Quote word for word the lines below, beginning with the first and ending with the one that has "avg_shoulder_sd = [2.05, 2.22, 2.28, 2.4, 2.2, 2.48, 2.1, 2.22]". Drop the pictures.

Supplied material ▸
-- Begin --
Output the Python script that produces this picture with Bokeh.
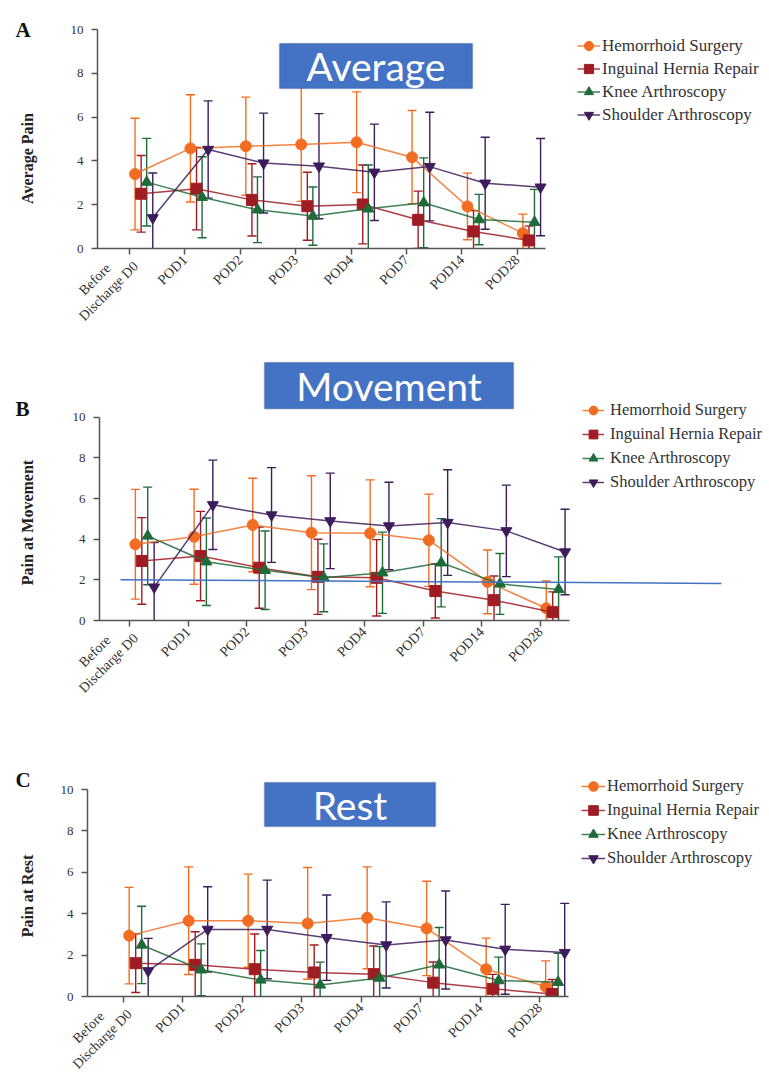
import numpy as np
from bokeh.plotting import figure
from bokeh.layouts import column, row
from bokeh.models import (ColumnDataSource, Whisker, TeeHead, Legend, LegendItem, Label,
                          BoxAnnotation, Arrow, FixedTicker, Range1d)
from bokeh.core.properties import value
from bokeh.embed import file_html
from bokeh.resources import INLINE

# ---------------- data ----------------
NB = "\u00a0"
categories = ["Before" + NB * 6 + "\nDischarge D0", "POD1", "POD2", "POD3", "POD4", "POD7", "POD14", "POD28"]
series_names = ["Hemorrhoid Surgery", "Inguinal Hernia Repair", "Knee Arthroscopy", "Shoulder Arthroscopy"]
y_ticks = [0, 2, 4, 6, 8, 10]
panel_letters = ["A", "B", "C"]
panel_titles = ["Average", "Movement", "Rest"]
y_titles = ["Average Pain", "Pain at Movement", "Pain at Rest"]

# Panel A - Average pain (mean and SD)
avg_hemorrhoid = [3.4, 4.57, 4.67, 4.75, 4.85, 4.17, 1.92, 0.7]
avg_hemorrhoid_sd = [2.55, 2.45, 2.24, 2.6, 2.3, 2.13, 1.52, 0.87]
avg_hernia = [2.5, 2.73, 2.22, 1.93, 2.01, 1.31, 0.78, 0.37]
avg_hernia_sd = [1.75, 1.88, 1.65, 1.55, 1.8, 1.31, 0.95, 0.65]
avg_knee = [3.03, 2.34, 1.77, 1.48, 1.81, 2.09, 1.32, 1.2]
avg_knee_sd = [2.0, 1.85, 1.5, 1.33, 2.0, 2.05, 1.15, 1.5]
avg_shoulder = [1.4, 4.52, 3.9, 3.76, 3.48, 3.74, 2.98, 2.8]
avg_shoulder_sd = [2.05, 2.22, 2.28, 2.4, 2.2, 2.48, 2.1, 2.22]

# Panel B - Pain at movement
mov_hemorrhoid = [3.75, 4.12, 4.7, 4.32, 4.29, 3.95, 1.9, 0.6]
mov_hemorrhoid_sd = [2.7, 2.34, 2.3, 2.8, 2.63, 2.27, 1.57, 1.34]
mov_hernia = [2.93, 3.17, 2.6, 2.15, 2.1, 1.45, 1.0, 0.41]
mov_hernia_sd = [2.13, 2.2, 2.0, 1.85, 1.88, 1.33, 1.19, 1.0]
mov_knee = [4.16, 2.89, 2.47, 2.1, 2.35, 2.84, 1.8, 1.53]
mov_knee_sd = [2.4, 2.15, 1.93, 1.67, 2.0, 2.17, 1.5, 1.6]
mov_shoulder = [1.64, 5.69, 5.19, 4.9, 4.65, 4.82, 4.41, 3.37]
mov_shoulder_sd = [2.2, 2.2, 2.33, 2.35, 2.15, 2.6, 2.25, 2.1]

# Panel C - Pain at rest
rest_hemorrhoid = [2.94, 3.66, 3.66, 3.53, 3.8, 3.29, 1.32, 0.48]
rest_hemorrhoid_sd = [2.33, 2.6, 2.25, 2.7, 2.46, 2.28, 1.5, 1.24]
rest_hernia = [1.61, 1.53, 1.32, 1.16, 1.08, 0.67, 0.37, 0.12]
rest_hernia_sd = [1.42, 1.6, 1.7, 1.33, 1.36, 1.0, 0.7, 0.7]
rest_knee = [2.49, 1.29, 0.8, 0.56, 0.89, 1.53, 0.77, 0.69]
rest_knee_sd = [1.87, 1.25, 1.42, 1.1, 1.52, 1.8, 1.13, 1.4]
rest_shoulder = [1.24, 3.24, 3.24, 2.84, 2.49, 2.73, 2.28, 2.12]
rest_shoulder_sd = [1.57, 2.06, 2.38, 2.06, 2.08, 2.37, 2.17, 2.38]

# ---------------- style ----------------
colors = ["#F26D21", "#A01C24", "#1E6B3A", "#3D1C5C"]
markers = ["circle", "square", "triangle", "inverted_triangle"]
sizes = [11, 11, 11, 11]
offsets = [0.1, 0.21, 0.31, 0.42]
SERIF = "Liberation Serif"
AXIS_COLOR = "#555555"
TEXT_COLOR = "#333333"
BOX_FILL = "#4472C4"
BOX_LINE = "#2F528F"
TOTAL_W = 768
TOTAL_H = 1086
STRIP_W = 40
MAIN_W = TOTAL_W - STRIP_W


def build_panel(means, sds, title, cfg):
    fx0 = cfg["axis_x"]
    tick0, step = cfg["tick0"], cfg["step"]
    zero_y, ppu = cfg["zero_y"], cfg["ppu"]
    ftop = cfg["frame_top"]
    fbot = zero_y
    fig_top, fig_bot = cfg["fig"]
    fright = TOTAL_W

    def X(px):
        return (px - tick0) / step

    def Y(py):
        return (zero_y - py) / ppu

    p = figure(width=MAIN_W, height=fig_bot - fig_top,
               x_range=Range1d(X(fx0), X(fright)), y_range=Range1d(0, Y(ftop)),
               output_backend="svg", toolbar_location=None, frame_align=False,
               min_border_left=int(fx0 - STRIP_W), min_border_right=0,
               min_border_top=int(ftop - fig_top), min_border_bottom=int(fig_bot - fbot))
    p.outline_line_color = None
    p.xgrid.visible = False
    p.ygrid.visible = False

    items = []
    for i, name in enumerate(series_names):
        m = np.array(means[i], dtype=float)
        s = np.array(sds[i], dtype=float)
        xpos = np.arange(len(categories)) + offsets[i]
        src = ColumnDataSource(dict(x=xpos, y=m, lo=m - s, hi=m + s))
        w = Whisker(source=src, base="x", upper="hi", lower="lo", dimension="height",
                    line_color=colors[i], line_width=1.4,
                    upper_head=TeeHead(size=9, line_color=colors[i], line_width=1.4),
                    lower_head=TeeHead(size=9, line_color=colors[i], line_width=1.4))
        p.add_layout(w)
        ln = p.line("x", "y", source=src, line_color=colors[i], line_width=1.5, line_alpha=0.85)
        sc = p.scatter("x", "y", source=src, marker=markers[i], size=sizes[i],
                       fill_color=colors[i], line_color=colors[i])
        items.append(LegendItem(label=name, renderers=[ln, sc]))

    # axes
    p.xaxis.ticker = FixedTicker(ticks=list(range(len(categories))))
    p.xaxis.major_label_overrides = {i: c for i, c in enumerate(categories)}
    p.xaxis.major_label_orientation = np.pi / 4
    p.xaxis.bounds = (X(fx0), X(cfg["axis_end"]))
    p.yaxis.ticker = FixedTicker(ticks=y_ticks)
    p.yaxis.bounds = (0, 10)
    for ax in (p.xaxis, p.yaxis):
        ax.axis_line_color = AXIS_COLOR
        ax.axis_line_width = 1.5
        ax.major_tick_line_color = AXIS_COLOR
        ax.major_tick_line_width = 1.5
        ax.major_tick_out = 6
        ax.major_tick_in = 0
        ax.minor_tick_line_color = None
        ax.major_label_text_font = SERIF
        ax.major_label_text_color = TEXT_COLOR
    p.xaxis.major_label_text_font_size = "14px"
    p.yaxis.major_label_text_font_size = "13px"
    p.xaxis.major_label_standoff = 3
    p.yaxis.major_label_standoff = 8

    # legend (inside the extended frame)
    lg = cfg["legend"]
    leg_bottom = lg["first"] - lg["row"] / 2 + len(series_names) * lg["row"]
    legend = Legend(items=items, location=(int(lg["x"] - fx0), int(fbot - leg_bottom)),
                    orientation="vertical", spacing=0, padding=0, margin=0,
                    label_height=int(round(lg["row"])), glyph_height=int(round(lg["row"])),
                    glyph_width=lg["gw"], label_standoff=lg["standoff"],
                    label_text_font=SERIF, label_text_font_size=lg["fs"],
                    label_text_color=TEXT_COLOR, border_line_color=None,
                    background_fill_alpha=0)
    p.add_layout(legend)

    # highlighted title box
    bl, br, bt, bb = cfg["box"]
    p.add_layout(BoxAnnotation(left=X(bl), right=X(br), top=Y(bt), bottom=Y(bb),
                               fill_color=BOX_FILL, fill_alpha=1.0, line_color=BOX_LINE,
                               line_width=1.5, level="overlay"))
    p.add_layout(Label(x=X((bl + br) / 2), y=Y((bt + bb) / 2), text=title,
                       text_align="center", text_baseline="middle", text_font="Lato",
                       text_font_size="39px", text_color="white", level="overlay"))
    if "hline" in cfg:
        h = cfg["hline"]
        p.add_layout(Arrow(end=None, x_start=X(h[0]), y_start=Y(h[1]), x_end=X(h[2]),
                           y_end=Y(h[3]), line_color=BOX_FILL, line_width=1.5))
    return p


cfgA = dict(axis_x=97, tick0=129, step=55.4, zero_y=248, ppu=21.9, frame_top=29,
            axis_end=545, fig=(0, 358),
            legend=dict(first=45, row=23.1, x=577, gw=23, standoff=2, fs="17px"),
            box=(279, 472, 43, 88))
cfgB = dict(axis_x=99, tick0=129, step=58.7, zero_y=619.3, ppu=20.27, frame_top=360,
            axis_end=569, fig=(358, 730),
            legend=dict(first=410, row=23.7, x=582, gw=22, standoff=6, fs="16.5px"),
            box=(264, 513, 362, 408), hline=(120, 578.7, 721, 582.3))
cfgC = dict(axis_x=87, tick0=122.7, step=59.5, zero_y=996, ppu=20.7, frame_top=770,
            axis_end=568, fig=(730, 1086),
            legend=dict(first=785, row=24.1, x=581, gw=24, standoff=2, fs="16.5px"),
            box=(264, 435, 782, 826))

pA = build_panel([avg_hemorrhoid, avg_hernia, avg_knee, avg_shoulder],
                 [avg_hemorrhoid_sd, avg_hernia_sd, avg_knee_sd, avg_shoulder_sd],
                 panel_titles[0], cfgA)
pB = build_panel([mov_hemorrhoid, mov_hernia, mov_knee, mov_shoulder],
                 [mov_hemorrhoid_sd, mov_hernia_sd, mov_knee_sd, mov_shoulder_sd],
                 panel_titles[1], cfgB)
pC = build_panel([rest_hemorrhoid, rest_hernia, rest_knee, rest_shoulder],
                 [rest_hemorrhoid_sd, rest_hernia_sd, rest_knee_sd, rest_shoulder_sd],
                 panel_titles[2], cfgC)

# left strip: panel letters and vertical axis titles
strip = figure(width=STRIP_W, height=TOTAL_H, x_range=Range1d(0, STRIP_W),
               y_range=Range1d(TOTAL_H, 0), output_backend="svg", toolbar_location=None,
               x_axis_location=None, y_axis_location=None, min_border=0, frame_align=False)
strip.outline_line_color = None
strip.grid.visible = False
strip.text(x=[15, 15, 15], y=[29, 408, 779], text=panel_letters,
           text_font=value(SERIF), text_font_style="bold", text_font_size="21px",
           text_color="#111111", text_baseline="alphabetic", text_align="left")
strip.text(x=[27, 27, 27], y=[158, 522, 895.5], text=y_titles, angle=np.pi / 2,
           text_font=value(SERIF), text_font_style="bold", text_font_size="16px",
           text_color="#222222", text_baseline="middle", text_align="center")

layout = row(strip, column(pA, pB, pC, spacing=0), spacing=0)
open("out.html", "w").write(file_html(layout, INLINE))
-- End --
Exercise result ▸
Output the Python script that produces this picture with Bokeh.
import numpy as np
from bokeh.plotting import figure
from bokeh.layouts import column, row
from bokeh.models import (ColumnDataSource, Whisker, TeeHead, Legend, LegendItem, Label,
                          BoxAnnotation, Arrow, FixedTicker, Range1d)
from bokeh.core.properties import value
from bokeh.embed import file_html
from bokeh.resources import INLINE

# ---------------- data ----------------
NB = "\u00a0"
categories = ["Before" + NB * 6 + "\nDischarge D0", "POD1", "POD2", "POD3", "POD4", "POD7", "POD14", "POD28"]
series_names = ["Hemorrhoid Surgery", "Inguinal Hernia Repair", "Knee Arthroscopy", "Shoulder Arthroscopy"]
y_ticks = [0, 2, 4, 6, 8, 10]
panel_letters = ["A", "B", "C"]
panel_titles = ["Average", "Movement", "Rest"]
y_titles = ["Average Pain", "Pain at Movement", "Pain at Rest"]

# Panel A - Average pain (mean and SD)
avg_hemorrhoid = [3.4, 4.57, 4.67, 4.75, 4.85, 4.17, 1.92, 0.7]
avg_hemorrhoid_sd = [2.55, 2.45, 2.24, 2.6, 2.3, 2.13, 1.52, 0.87]
avg_hernia = [2.5, 2.73, 2.22, 1.93, 2.01, 1.31, 0.78, 0.37]
avg_hernia_sd = [1.75, 1.88, 1.65, 1.55, 1.8, 1.31, 0.95, 0.65]
avg_knee = [3.03, 2.34, 1.77, 1.48, 1.81, 2.09, 1.32, 1.2]
avg_knee_sd = [2.0, 1.85, 1.5, 1.33, 2.0, 2.05, 1.15, 1.5]
avg_shoulder = [1.4, 4.52, 3.9, 3.76, 3.48, 3.74, 2.98, 2.8]
avg_shoulder_sd = [2.05, 2.22, 2.28, 2.4, 2.2, 2.48, 2.1, 2.22]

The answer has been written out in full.